À l’issue du gala, je courus retrouver les acteurs et les artisans qui venaient d’assister au triomphe. C’était vraiment le triomphe de Vallée, car même les acteurs couronnés d’un trophée comme Danielle Proulx et Michel Côté refusaient de prendre le moindre crédit.

Quand je félicitai Paul Jutras, qui avait remporté le Génie du meilleur montage, il refusa net, lui aussi, de s’attribuer le moindre mérite. « Jean-Marc a tout fait, me dit-il, avant d’avouer à mi-voix qu’il ne travaillerait plus avec lui, car il est intransigeant jusqu’à l’obsession ».

La musique avant toute chose

Ce perfectionnisme de Vallée, qui ne laissait place à aucune concession, j’en connaissais un bout. J’ai travaillé quelques années comme auteur avec la dramaturge et scénariste Chantal Cadieux (Providence, Mémoires vives, Une autre histoire, etc.), qui fut durant 15 ans la conjointe de Jean-Marc. Elle fut donc à même de constater à quel point il était totalement absorbé par son travail lorsqu’il écrivait et préparait un film.

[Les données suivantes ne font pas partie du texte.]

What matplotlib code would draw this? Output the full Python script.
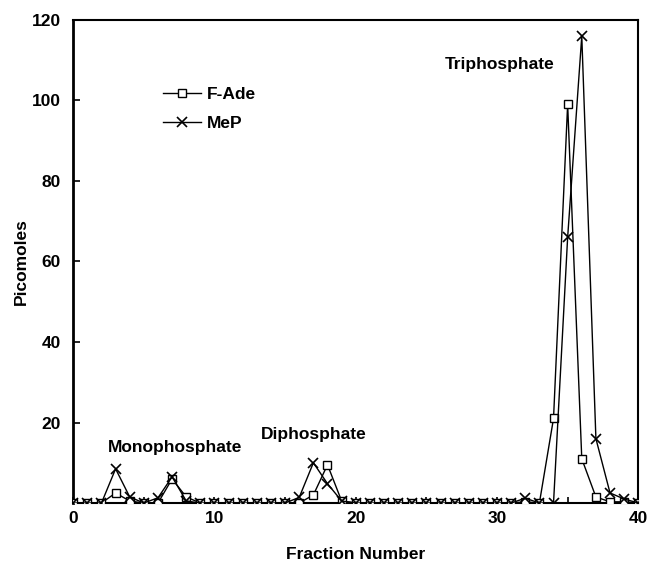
import matplotlib
matplotlib.use("Agg")
import matplotlib.pyplot as plt

plt.rcParams['font.family'] = ['Liberation Sans', 'DejaVu Sans']
plt.rcParams['font.weight'] = 'bold'

fractions = list(range(0, 41))
f_ade = [0, 0, 0, 2.5, 0.5, 0, 0, 6, 1.5, 0,
         0, 0, 0, 0, 0, 0, 0, 2, 9.5, 0.5,
         0, 0, 0, 0, 0, 0, 0, 0, 0, 0,
         0, 0, 0.3, 0, 21, 99, 11, 1.5, 0.3, 0.3,
         0]
mep = [0, 0, 0, 8.5, 1.5, 0, 1.3, 6.5, 0.5, 0,
       0, 0, 0, 0, 0, 0, 1.4, 10, 4.8, 0.5,
       0, 0, 0, 0, 0, 0, 0, 0, 0, 0,
       0, 0, 1.2, 0, 0, 66, 116, 16, 2.5, 1,
       0]
series_names = ["F-Ade", "MeP"]
peak_labels = ["Monophosphate", "Diphosphate", "Triphosphate"]
x_ticks = [0, 10, 20, 30, 40]
y_ticks = [20, 40, 60, 80, 100, 120]

fig = plt.figure(figsize=(6.48, 5.70), dpi=100)
ax = fig.add_axes([0.113, 0.1175, 0.872, 0.8475])

ax.plot(fractions, f_ade, color='black', lw=1.0, marker='s', markersize=6,
        markerfacecolor='white', markeredgecolor='black', markeredgewidth=1.0,
        label=series_names[0], zorder=3)
ax.plot(fractions, mep, color='black', lw=1.0, marker='x', markersize=6.5,
        markeredgewidth=1.2, label=series_names[1], zorder=4)

ax.set_xlim(0, 40)
ax.set_ylim(0, 120)
ax.set_xticks(x_ticks)
ax.set_xticks(range(0, 41, 5), minor=True)
ax.set_yticks(y_ticks)
ax.tick_params(axis='both', which='both', direction='in', labelsize=12.5, width=1.2)
ax.tick_params(axis='y', length=5, pad=9)
ax.tick_params(axis='x', which='both', length=4, pad=6)
for lbl in ax.get_xticklabels() + ax.get_yticklabels():
    lbl.set_fontweight('bold')
for sp in ax.spines.values():
    sp.set_linewidth(1.5)
ax.spines['left'].set_linewidth(2.0)

ax.set_xlabel("Fraction Number", fontsize=12.5, fontweight='bold', labelpad=15)
ax.set_ylabel("Picomoles", fontsize=12.5, fontweight='bold', labelpad=2)

ax.text(7.2, 13.9, peak_labels[0], ha='center', va='center', fontsize=12.5, fontweight='bold')
ax.text(17.0, 16.9, peak_labels[1], ha='center', va='center', fontsize=12.5, fontweight='bold')
ax.text(30.2, 109.0, peak_labels[2], ha='center', va='center', fontsize=12.5, fontweight='bold')

leg = ax.legend(loc='upper left', bbox_to_anchor=(0.159, 0.861), frameon=False,
                handlelength=2.2, handletextpad=0.35, labelspacing=0.8,
                borderpad=0, borderaxespad=0,
                prop={'weight': 'bold', 'size': 12.5})

fig.savefig("out.png", dpi=100)
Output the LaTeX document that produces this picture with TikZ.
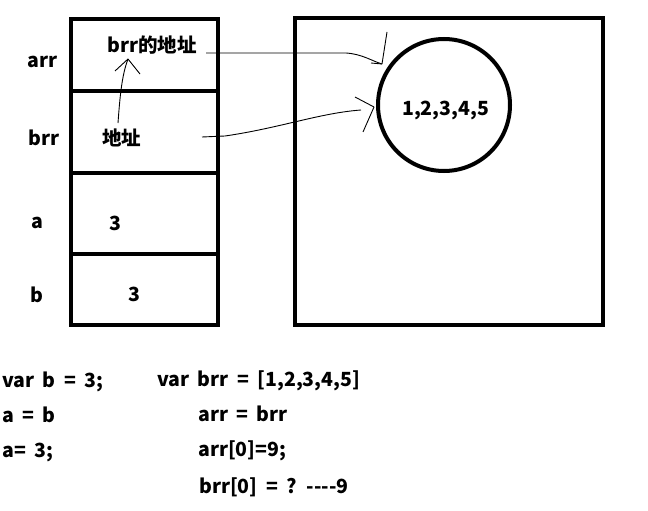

Cet homme plutôt solitaire, qui pouvait même paraître revêche, fondait comme glace au soleil en écoutant de la musique. C.R.A.Z.Y. est la preuve de l’importance qu’elle prenait dans sa vie.

Ce n’est pas sans raison qu’il fut l’un des premiers à reconnaître le talent notable d’Alexandra Stréliski. Comme il fut l’un des premiers à croire au documentaire de Marie-Julie Dallaire, Comme une vague, une ode envoûtante à la musique et au pouvoir des sons.

Que Jean-Marc Vallée disparaisse le jour de Noël est une étrange ironie lorsqu’on se rappelle que c’est une fête qu’abhorrait Zachary, l’adolescent de C.R.A.Z.Y. que personnifiait Marc-André Grondin.